Holger Muench, head of the federal police office, told broadcaster ARD on Thursday the number of suspects in the case now stood at 54, and that that figure could rise.
The discovery of the alleged plot came as a shock in one of Europe’s most stable democracies and largest economy.
“It’s not really comprehensible: you hear about such plans from other countries but for this to happen outside my front door?” said Melanie Merle, who lives close to the apartment in the financial capital Frankfurt where Heinrich was arrested.
“The government we have is not ideal but probably better than what they had planned,” she laughed.
Neither the House of Reuss nor Heinrich’s office responded to requests for comment.
A former parliamentary lawmaker from the far-right Alternative For Germany (AfD) was also among those detained, according to prosecutors.
Prosecutors said the group was inspired by the deep state conspiracy theories of Germany’s Reichsbuerger and QAnon, whose advocates were among those arrested after the storming of the U.S. Capitol in January 2021.

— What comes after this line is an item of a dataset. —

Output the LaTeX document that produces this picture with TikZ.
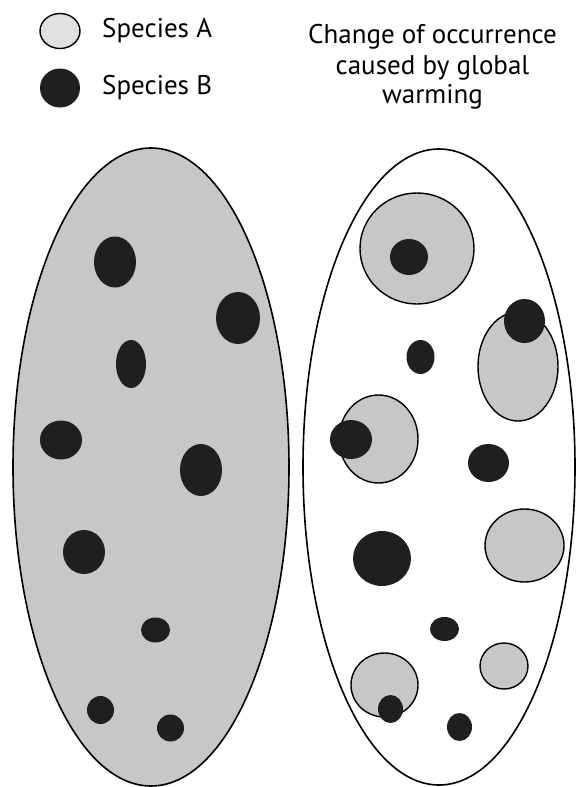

Members of the Reichsbuerger do not recognise modern-day Germany and its borders as a legitimate state. Some are devoted to the old German “Reich” (empire) under a monarchy, with some also sharing Nazi ideas and believing Germany is under military occupation.
Police on Thursday searched the Waidmannsheil hunting lodge in Thuringia, said to belong to Heinrich.
The deputy mayor of the town said local people had been sent a letter, telling them passports issued by German authorities were not valid.
“All citizens of Bad Lobenstein received a letter this past summer in which we were told that we were not German because our passports were not German,” Andree Burkhardt told Reuters.
“We were then given the opportunity to apply for our German origin documents with the Reuss administration. This of course provoked a huge outcry among the population,” he added.
Thuringia interior minister Georg Maier singled out the AfD, which is in the state parliament, for becoming an interface for right-wing extremists and spreading what he called fantasies about toppling the state.
“People are scared, and the AfD takes advantage of that and offers simple solutions,” said Maier, who is from Chancellor Olaf Scholz’s Social Democratic Party.
The AfD in a statement on Wednesday condemned the far-right group’s efforts and expressed confidence in the authorities’ ability to bring clarity to the situation quickly and completely.